[Records from a data source]

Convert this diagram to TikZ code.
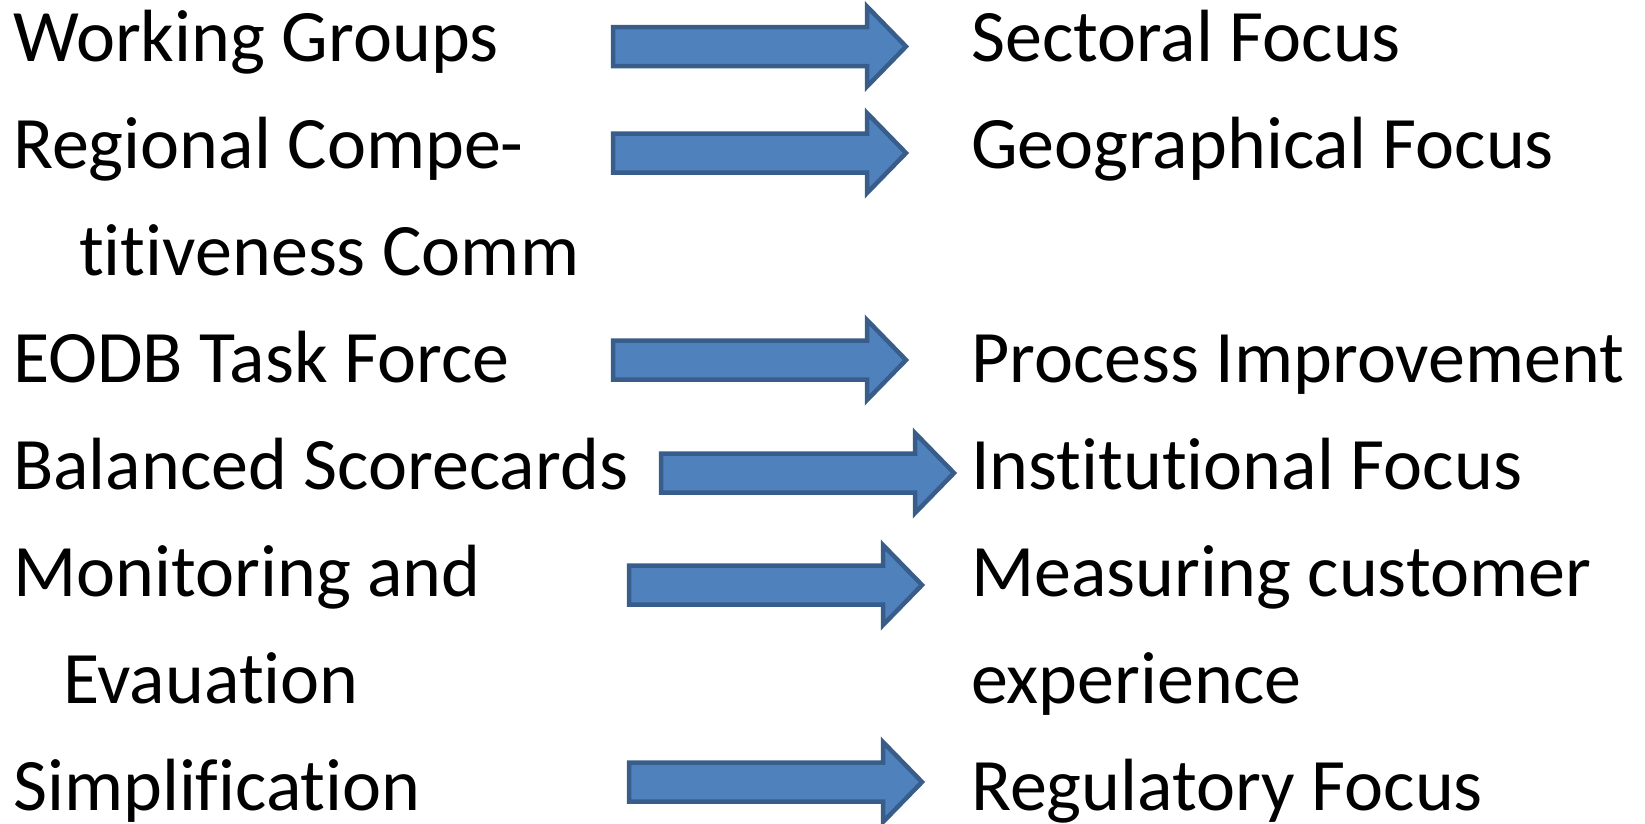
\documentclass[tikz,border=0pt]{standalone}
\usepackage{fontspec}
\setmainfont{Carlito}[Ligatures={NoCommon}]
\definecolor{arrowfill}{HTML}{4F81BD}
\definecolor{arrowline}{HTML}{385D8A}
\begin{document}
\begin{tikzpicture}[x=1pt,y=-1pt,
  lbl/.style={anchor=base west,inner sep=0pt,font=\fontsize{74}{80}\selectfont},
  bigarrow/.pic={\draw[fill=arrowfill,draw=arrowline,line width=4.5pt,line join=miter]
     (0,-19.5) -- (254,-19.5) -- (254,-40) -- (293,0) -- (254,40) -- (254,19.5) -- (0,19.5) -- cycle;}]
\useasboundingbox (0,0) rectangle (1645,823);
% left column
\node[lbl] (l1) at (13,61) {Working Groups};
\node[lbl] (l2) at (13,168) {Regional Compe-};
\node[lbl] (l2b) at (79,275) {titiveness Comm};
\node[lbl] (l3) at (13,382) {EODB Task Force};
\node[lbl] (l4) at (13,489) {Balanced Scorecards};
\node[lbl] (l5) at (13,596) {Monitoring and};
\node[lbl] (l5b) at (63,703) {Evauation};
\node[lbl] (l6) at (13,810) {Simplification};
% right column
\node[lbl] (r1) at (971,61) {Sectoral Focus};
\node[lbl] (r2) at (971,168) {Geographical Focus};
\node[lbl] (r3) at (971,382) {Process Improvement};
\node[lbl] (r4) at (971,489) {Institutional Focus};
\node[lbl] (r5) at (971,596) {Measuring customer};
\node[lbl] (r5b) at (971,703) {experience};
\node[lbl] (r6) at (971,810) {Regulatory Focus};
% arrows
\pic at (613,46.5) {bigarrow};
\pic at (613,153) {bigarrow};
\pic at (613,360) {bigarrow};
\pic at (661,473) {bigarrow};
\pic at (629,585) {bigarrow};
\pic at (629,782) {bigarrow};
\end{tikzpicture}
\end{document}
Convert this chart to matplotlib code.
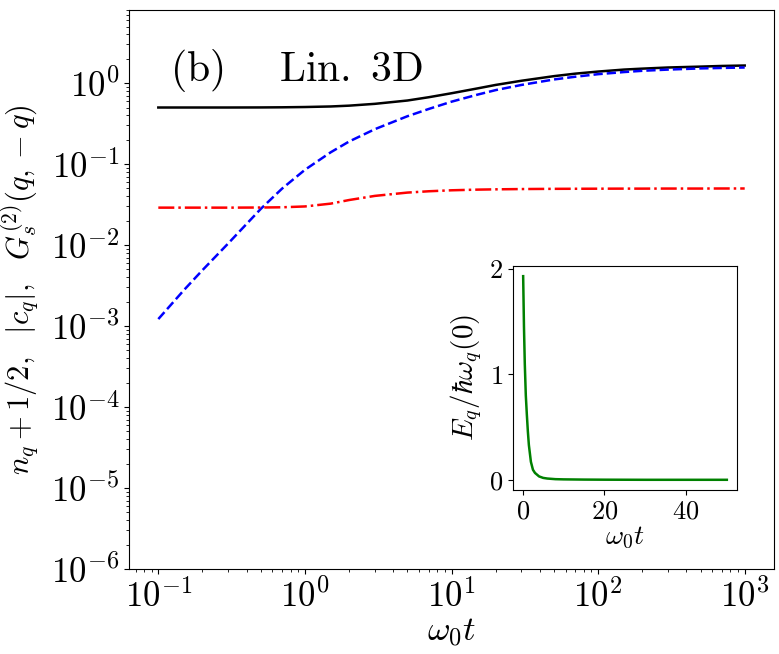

● SHORT TASK:
Restate the data above word for word. Do not include the images.

● RESULT FOR THIS EXERCISE:
Convert this diagram to TikZ code.
\documentclass[tikz,border=0pt]{standalone}
\usepackage{fontspec}
\setmainfont{Carlito}[Ligatures={NoCommon}]
\definecolor{arrowfill}{HTML}{4F81BD}
\definecolor{arrowline}{HTML}{385D8A}
\begin{document}
\begin{tikzpicture}[x=1pt,y=-1pt,
  lbl/.style={anchor=base west,inner sep=0pt,font=\fontsize{74}{80}\selectfont},
  bigarrow/.pic={\draw[fill=arrowfill,draw=arrowline,line width=4.5pt,line join=miter]
     (0,-19.5) -- (254,-19.5) -- (254,-40) -- (293,0) -- (254,40) -- (254,19.5) -- (0,19.5) -- cycle;}]
\useasboundingbox (0,0) rectangle (1645,823);
% left column
\node[lbl] (l1) at (13,61) {Working Groups};
\node[lbl] (l2) at (13,168) {Regional Compe-};
\node[lbl] (l2b) at (79,275) {titiveness Comm};
\node[lbl] (l3) at (13,382) {EODB Task Force};
\node[lbl] (l4) at (13,489) {Balanced Scorecards};
\node[lbl] (l5) at (13,596) {Monitoring and};
\node[lbl] (l5b) at (63,703) {Evauation};
\node[lbl] (l6) at (13,810) {Simplification};
% right column
\node[lbl] (r1) at (971,61) {Sectoral Focus};
\node[lbl] (r2) at (971,168) {Geographical Focus};
\node[lbl] (r3) at (971,382) {Process Improvement};
\node[lbl] (r4) at (971,489) {Institutional Focus};
\node[lbl] (r5) at (971,596) {Measuring customer};
\node[lbl] (r5b) at (971,703) {experience};
\node[lbl] (r6) at (971,810) {Regulatory Focus};
% arrows
\pic at (613,46.5) {bigarrow};
\pic at (613,153) {bigarrow};
\pic at (613,360) {bigarrow};
\pic at (661,473) {bigarrow};
\pic at (629,585) {bigarrow};
\pic at (629,782) {bigarrow};
\end{tikzpicture}
\end{document}
Convert this chart to matplotlib code.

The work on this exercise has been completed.